Wittenberg/MZ. - "Ich bin damals ins kalte Wasser geschmissen worden", erzählt Deddo Lehmann. Als ihn Landrat Hartmut Dammer am 15. August 2002 in den Katastrophenstab holte, war er gerade sieben Monate in der Kreisverwaltung Wittenberg und bis dato noch nicht in den Katastrophenschutz eingebunden. Um 12.20 Uhr war am Mittwoch vor genau zehn Jahren Katastrophenalarm ausgerufen worden. Der Elbepegel hatte die Sechs-Meter-Marke schnell überschritten, die Lage änderte sich binnen Minuten, Ereignisse überschlugen sich, Informationen darüber widersprachen sich. "Man konnte nur reagieren, nicht agieren", so Lehmann.

Entscheidung am Tisch

Die Katastrophe sei nicht beherrschbar gewesen, und auch nicht so vorherzusehen, "weil sich niemand in den finstersten Träumen ausgemalt hätte, dass so etwas kommt". Lehmann macht das an einem Beispiel fest: Die erste Bestellung belief sich auf 50 000 Sandsäcke. Am Ende hatte der Kreis 1,8 Millionen davon auf der Rechnung.

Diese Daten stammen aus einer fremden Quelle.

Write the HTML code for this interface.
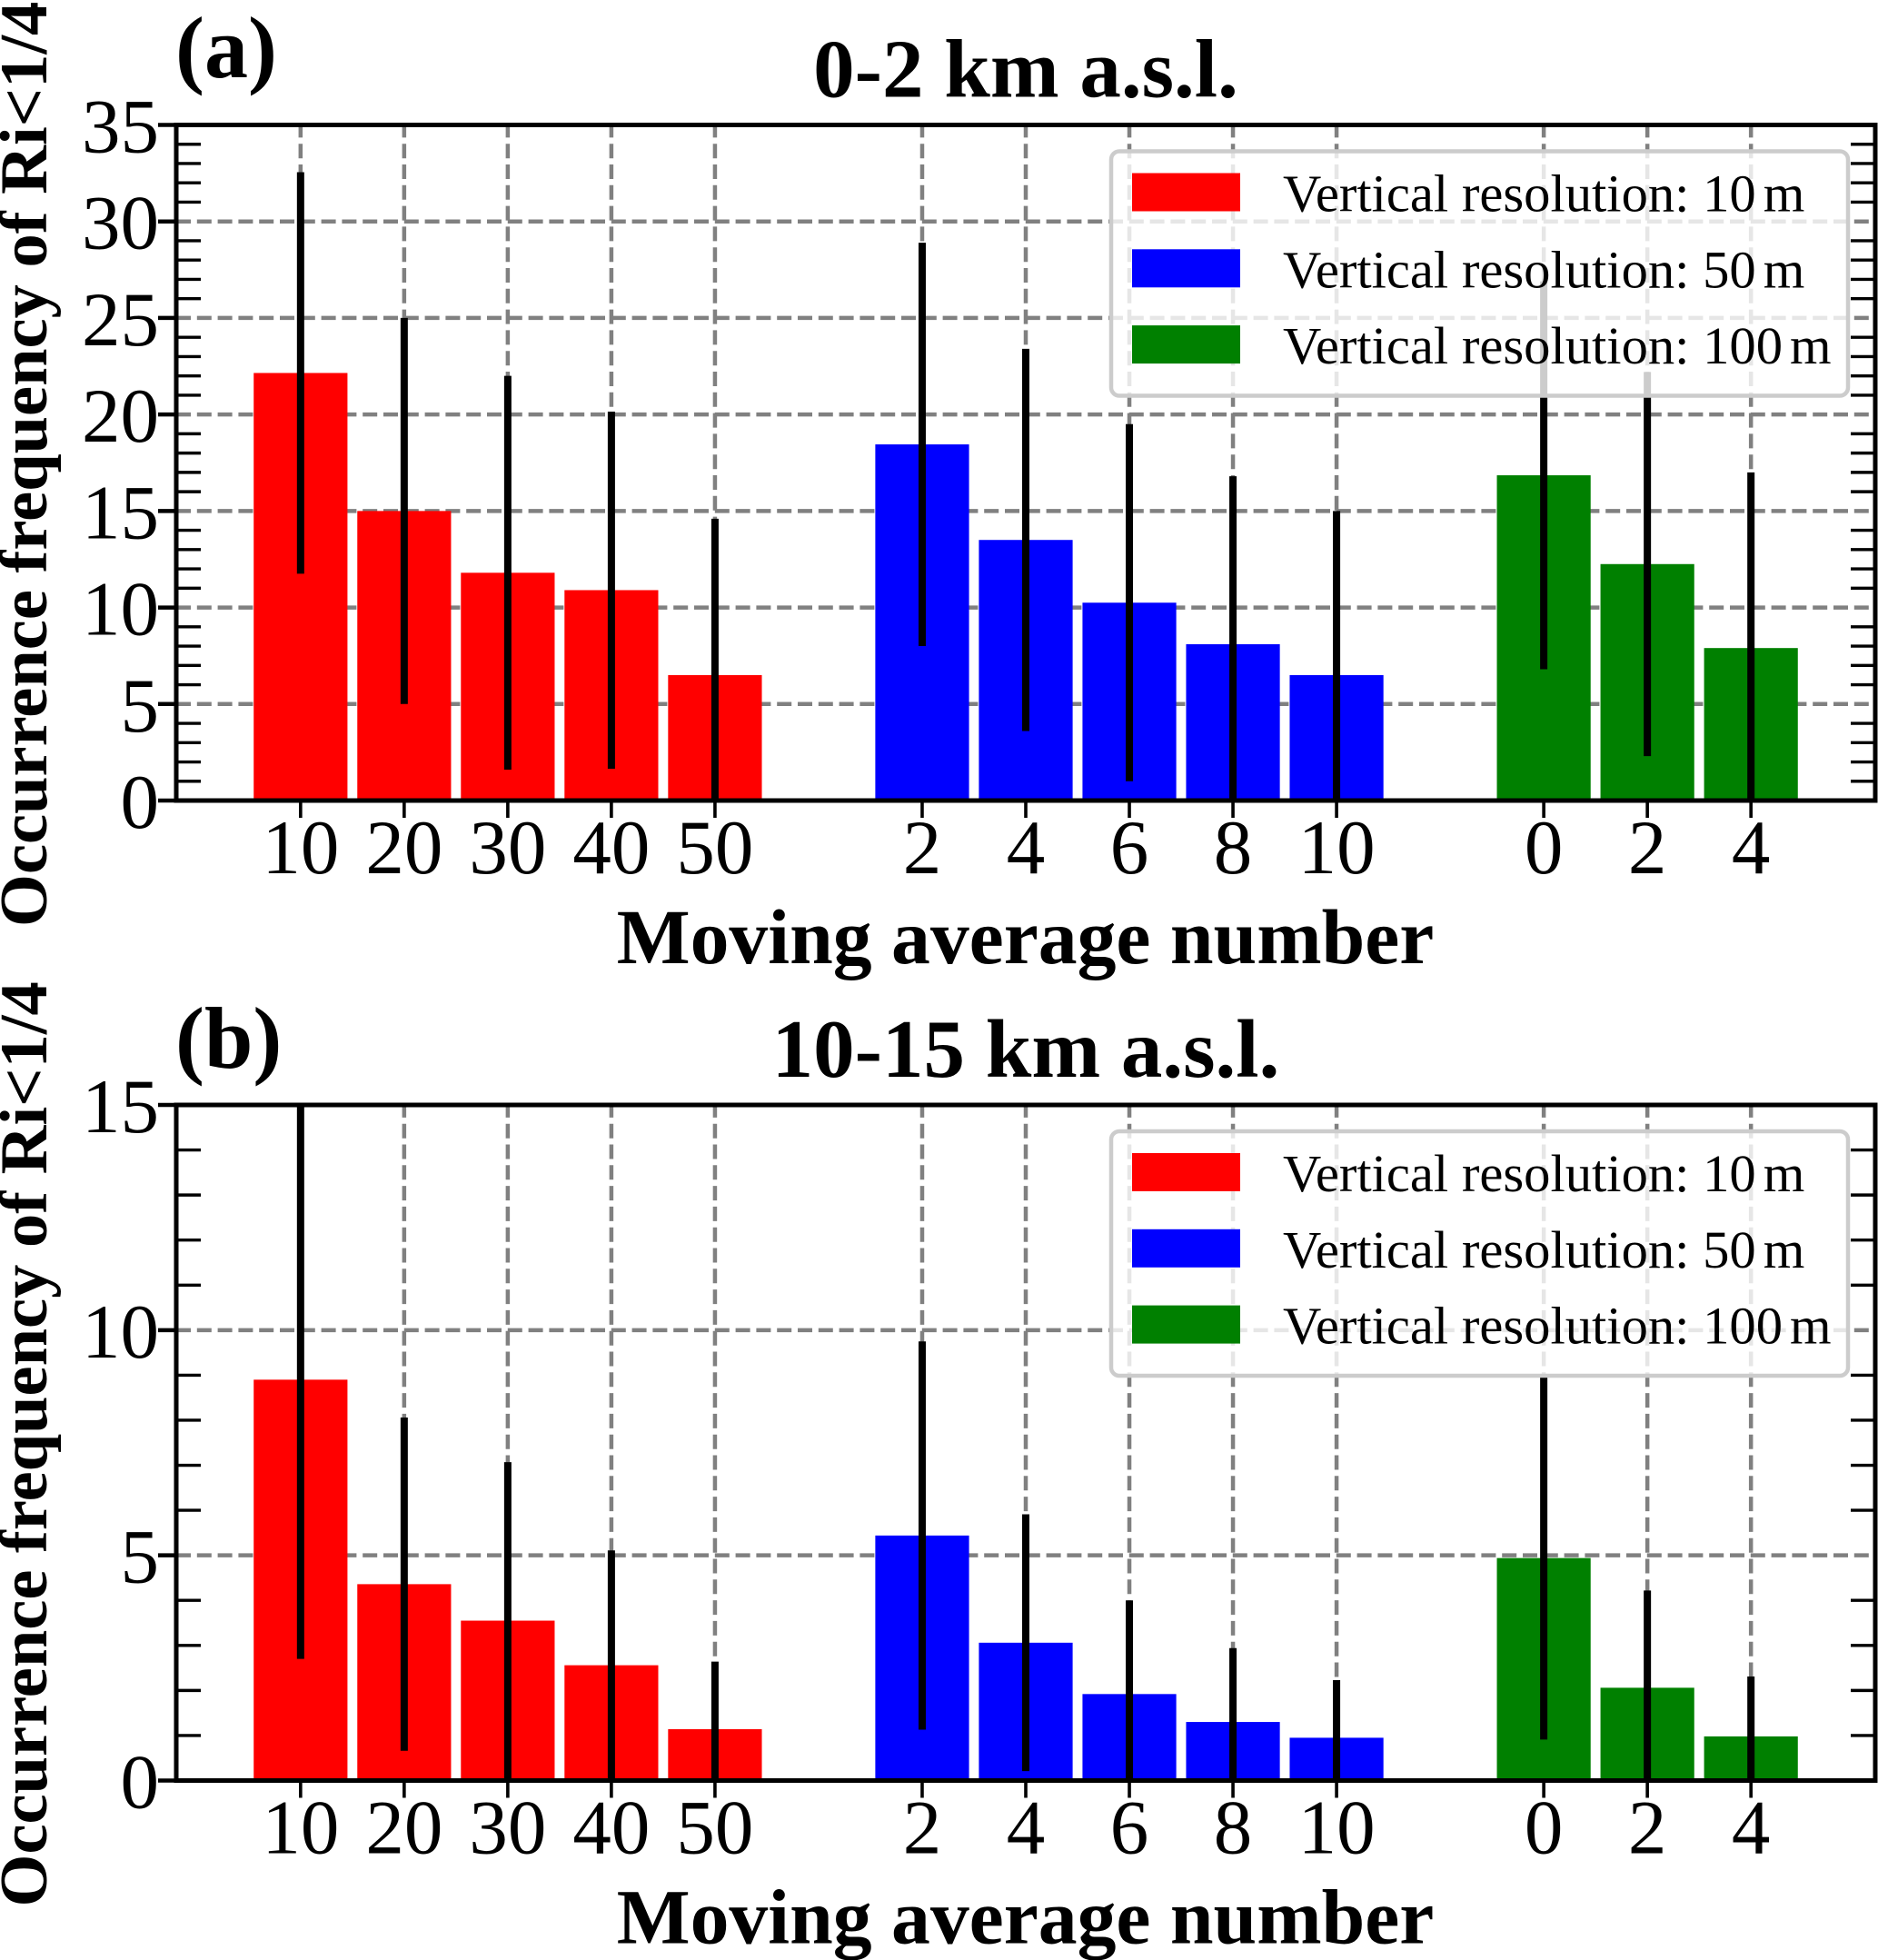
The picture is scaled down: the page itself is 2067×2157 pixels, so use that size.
<!DOCTYPE html>
<html lang="en">
<head>
<meta charset="utf-8">
<title>Occurrence frequency of Ri&lt;1/4</title>
<style>
html,body{margin:0;padding:0;background:#fff;}
svg{display:block;}
text{font-family:"Liberation Serif","Times New Roman",serif;fill:#000;}
</style>
</head>
<body>
<svg id="chart" xmlns="http://www.w3.org/2000/svg" width="2067" height="2157" viewBox="0 0 2067 2157"></svg>
<script>
const redCategories = ['10', '20', '30', '40', '50'];
const blueCategories = ['2', '4', '6', '8', '10'];
const greenCategories = ['0', '2', '4'];
const legendLabels = ['10', '50', '100'];
const seriesColors = ['#ff0000', '#0000ff', '#008000'];

const titleA = '0-2 km a.s.l.';
const titleB = '10-15 km a.s.l.';
const yTicksA = [0, 5, 10, 15, 20, 25, 30, 35];
const yTicksB = [0, 5, 10, 15];

const redValuesA = [22.15, 15.0, 11.8, 10.9, 6.5];
const redErrorsA = [10.4, 10.0, 10.2, 9.25, 8.1];
const blueValuesA = [18.45, 13.5, 10.25, 8.1, 6.5];
const blueErrorsA = [10.45, 9.9, 9.25, 8.7, 8.5];
const greenValuesA = [16.85, 12.25, 7.9];
const greenErrorsA = [10.05, 9.95, 9.1];

const redValuesB = [8.9, 4.36, 3.55, 2.56, 1.14];
const redErrorsB = [6.2, 3.7, 3.52, 2.55, 1.5];
const blueValuesB = [5.44, 3.06, 1.92, 1.3, 0.95];
const blueErrorsB = [4.31, 2.85, 2.08, 1.64, 1.28];
const greenValuesB = [4.94, 2.06, 0.98];
const greenErrorsB = [4.03, 2.16, 1.33];

const SVG_NS = 'http://www.w3.org/2000/svg';
const root = document.getElementById('chart');
const AXIS_LEFT = 194, AXIS_RIGHT = 2064;
const X_MIN = -0.2, X_MAX = 16.2;
const BAR_WIDTH = 0.905;
const GROUP_GAP = 2;

function make(tag, attrs, parent, content) {
  const el = document.createElementNS(SVG_NS, tag);
  for (const k in attrs) el.setAttribute(k, attrs[k]);
  if (content !== undefined) el.textContent = content;
  parent.appendChild(el);
  return el;
}

function xScale(v) {
  return AXIS_LEFT + (v - X_MIN) / (X_MAX - X_MIN) * (AXIS_RIGHT - AXIS_LEFT);
}

function drawPanel(cfg) {
  const top = cfg.top, bottom = cfg.bottom;
  const yMax = cfg.yTicks[cfg.yTicks.length - 1];
  const yScale = v => bottom - v / yMax * (bottom - top);
  const key = cfg.key;

  const panel = make('g', {}, root);
  
  

  const clipId = 'plot-clip-' + key;
  const defs = make('defs', {}, panel);
  const clip = make('clipPath', { id: clipId }, defs);
  make('rect', { x: AXIS_LEFT, y: top, width: AXIS_RIGHT - AXIS_LEFT, height: bottom - top }, clip);

  const groups = [
    { name: 'red', categories: redCategories, values: cfg.red, errors: cfg.redErr, color: seriesColors[0] },
    { name: 'blue', categories: blueCategories, values: cfg.blue, errors: cfg.blueErr, color: seriesColors[1] },
    { name: 'green', categories: greenCategories, values: cfg.green, errors: cfg.greenErr, color: seriesColors[2] }
  ];
  let cursor = 1;
  groups.forEach(g => {
    g.slots = g.categories.map((c, i) => cursor + i);
    cursor += g.categories.length + GROUP_GAP - 1;
  });

  // Grid
  const grid = make('g', { stroke: '#808080', 'stroke-width': 4.5, 'stroke-dasharray': '16 6.8', fill: 'none' }, panel);
  
  
  cfg.yTicks.forEach(t => {
    const line = make('line', { x1: AXIS_LEFT, x2: AXIS_RIGHT, y1: yScale(t), y2: yScale(t) }, grid);
    
    
  });
  groups.forEach(g => g.slots.forEach(s => {
    const line = make('line', { x1: xScale(s), x2: xScale(s), y1: bottom, y2: top }, grid);
    
    
  }));

  // Bars
  groups.forEach(g => g.values.forEach((v, i) => {
    const x0 = xScale(g.slots[i] - BAR_WIDTH / 2), x1 = xScale(g.slots[i] + BAR_WIDTH / 2);
    const bar = make('rect', { x: x0, y: yScale(v), width: x1 - x0, height: bottom - yScale(v), fill: g.color }, panel);
    
    
  }));

  // Error bars
  const errs = make('g', { 'clip-path': 'url(#' + clipId + ')', stroke: '#000', 'stroke-width': 8 }, panel);
  
  
  groups.forEach(g => g.values.forEach((v, i) => {
    const cx = xScale(g.slots[i]);
    const line = make('line', { x1: cx, x2: cx, y1: yScale(v - g.errors[i]), y2: yScale(v + g.errors[i]) }, errs);
    
    
  }));

  // Minor ticks (inward, both sides)
  const minor = make('g', { stroke: '#000', 'stroke-width': 3.4 }, panel);
  
  
  for (let k = 0; k < cfg.yTicks.length - 1; k++) {
    const lo = cfg.yTicks[k], hi = cfg.yTicks[k + 1];
    for (let m = 1; m < 5; m++) {
      const yy = yScale(lo + (hi - lo) * m / 5);
      const left = make('line', { x1: AXIS_LEFT, x2: AXIS_LEFT + 27, y1: yy, y2: yy }, minor);
      
      
      const right = make('line', { x1: AXIS_RIGHT, x2: AXIS_RIGHT - 27, y1: yy, y2: yy }, minor);
      
      
    }
  }

  // Frame
  const frame = make('rect', { x: AXIS_LEFT, y: top, width: AXIS_RIGHT - AXIS_LEFT, height: bottom - top, fill: 'none', stroke: '#000', 'stroke-width': 5 }, panel);
  
  

  // Y ticks and labels
  cfg.yTicks.forEach(t => {
    const tick = make('line', { x1: AXIS_LEFT - 20, x2: AXIS_LEFT, y1: yScale(t), y2: yScale(t), stroke: '#000', 'stroke-width': 4.5 }, panel);
    
    
    const label = make('text', { x: 175, y: yScale(t) + 30, 'text-anchor': 'end', 'font-size': 85 }, panel, String(t));
    
    
  });

  // X ticks and labels
  groups.forEach(g => g.slots.forEach((s, i) => {
    const tick = make('line', { x1: xScale(s), x2: xScale(s), y1: bottom, y2: bottom + 19, stroke: '#000', 'stroke-width': 3.6 }, panel);
    
    
    const label = make('text', { x: xScale(s), y: bottom + 80, 'text-anchor': 'middle', 'font-size': 85 }, panel, g.categories[i]);
    
    
  }));

  // Titles
  const title = make('text', { x: 1129, y: top - 31, 'text-anchor': 'middle', 'font-size': 91, 'font-weight': 'bold' }, panel, cfg.title);
  
  

  const letter = make('text', { x: 193, y: cfg.letterY, 'font-size': 96, 'font-weight': 'bold' }, panel, '(' + key + ')');
  
  

  const xTitle = make('text', { x: 1128.5, y: bottom + 179, 'text-anchor': 'middle', 'font-size': 85.7, 'font-weight': 'bold' }, panel, 'Moving average number');
  
  

  const yTitle = make('text', { transform: 'translate(51,' + (bottom + 139) + ') rotate(-90)', 'font-size': 74.5, 'font-weight': 'bold' }, panel, 'Occurrence frequency of Ri<1/4');
  
  

  // Legend
  const legend = make('g', {}, panel);
  
  
  const box = make('rect', { x: 1223, y: top + 29, width: 811, height: 269, rx: 9, ry: 9, fill: 'rgba(255,255,255,0.8)', stroke: '#cccccc', 'stroke-width': 4.5 }, legend);
  
  
  legendLabels.forEach((lab, i) => {
    const rowTop = top + 53 + i * 83.8;
    const swatch = make('rect', { x: 1246, y: rowTop, width: 119, height: 42, fill: seriesColors[i] }, legend);
    
    
    const text = make('text', { x: 1412, y: rowTop + 42, 'font-size': 58.6 }, legend, 'Vertical resolution: ' + lab);
    
    
    const unit = make('tspan', { dx: 8 }, text, 'm');
    
    
  });
}

drawPanel({
  key: 'a', top: 137.5, bottom: 881, letterY: 85, yTicks: yTicksA, title: titleA,
  red: redValuesA, redErr: redErrorsA,
  blue: blueValuesA, blueErr: blueErrorsA,
  green: greenValuesA, greenErr: greenErrorsA
});
drawPanel({
  key: 'b', top: 1216, bottom: 1959.5, letterY: 1175, yTicks: yTicksB, title: titleB,
  red: redValuesB, redErr: redErrorsB,
  blue: blueValuesB, blueErr: blueErrorsB,
  green: greenValuesB, greenErr: greenErrorsB
});
</script>
</body>
</html>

Katastrophenstab ist weitgehend Innendienst. Anhand der Lagemeldungen muss man schnelle Entscheidungen treffen. Im Zwölfstundentakt haben sie sich abgelöst, Dammer und er. "Wir waren ein gutes Team." Dammer habe den Stab immer in großer Besonnenheit geführt. Soweit das möglich ist, wenn die Kommunikation nicht funktioniert, auch weil Handy und Stromnetze versagen; wenn Zuständigkeiten zwischen Regierungspräsidium und Landkreis nicht eindeutig geregelt sind. Dinge, von denen Lehmann sich sicher ist, dass sie heute viel besser laufen würden. Das habe sich schon im Winter 2003 und 2005 gezeigt, als sich das Hochwasser erneut einer kritischen Marke näherte.

Ständig unter Strom

Immer "auf Adrenalin" sei für ihn, so Lehmann, nach "Feierabend" an Schlaf nicht gleich zu denken gewesen. Meist sei er nochmal rausgefahren an die Brennpunkte. Einmal hatte ihn der Landrat nach Dabrun geschickt, weil Gerüchte die Runde machten, dass der Deich dort geöffnet werden soll. "Ich musste da durch ein Spalier völlig aufgebrachter Menschen. Die Stimmung war fürchterlich", so Lehmann. Die persönlichen Angriffe habe er niemandem nachgetragen. "Wenn man gesehen hat, wie die Leute gekämpft haben, wie sie im Matsch standen, physisch und psychisch völlig erschöpft - das war wie ein böser Traum."

Als Dammer am 28. August den Katastrophenfall aufgehoben hatte, war das vielen zu früh. Lehmann weiß aber, dass der Landrat das so lange wie möglich herausgezögert hatte, um die Kommunen von Kosten zu entlasten. Um die Soforthilfe aus öffentlichem Geld in die richtigen Bahnen zu lenken, wurde am 5. September der Flutopferstab "aus dem Nichts gestampft". In der Kreisverwaltung Beeskow bei den Betroffenen der Oderflut fünf Jahre zuvor hatten sich Wittenberger beraten lassen. Als Lehmann damals hörte, dass es den Stab dort noch gab, sei ihm noch einmal klar geworden, dass die Elbeflut lange nachwirken würde. Er hält den Flutopferstab bis heute hoch. "Das war schon was Besonderes. Es hat sich ein unwahrscheinlich gutes Team entwickelt. Jeder wusste, worum es geht." Mancher, der zu nahe dran war am Leid der Betroffenen, habe bis zur Erschöpfung gearbeitet. Auf die Idee, den Mitarbeitern psychologischen Beistand anzubieten, sei auch er damals nicht gekommen, gesteht Lehmann. "Man hätte auch das ins Kalkül ziehen müssen." Die Katastrophe habe auch ihn geprägt. "Ich habe meine eigenen Kapazitäten und Grenzen kennen gelernt, aber auch die vieler Mitarbeiter." Er habe gelernt, Distanz zu wahren, nicht alles persönlich zu nehmen. Vorwürfe und Schuldzuweisungen jener Zeit schreibt er dem Umstand zu, dass die Nerven blank lagen bei den Menschen. "Die haben schließlich ihr Leben davonschwimmen sehen."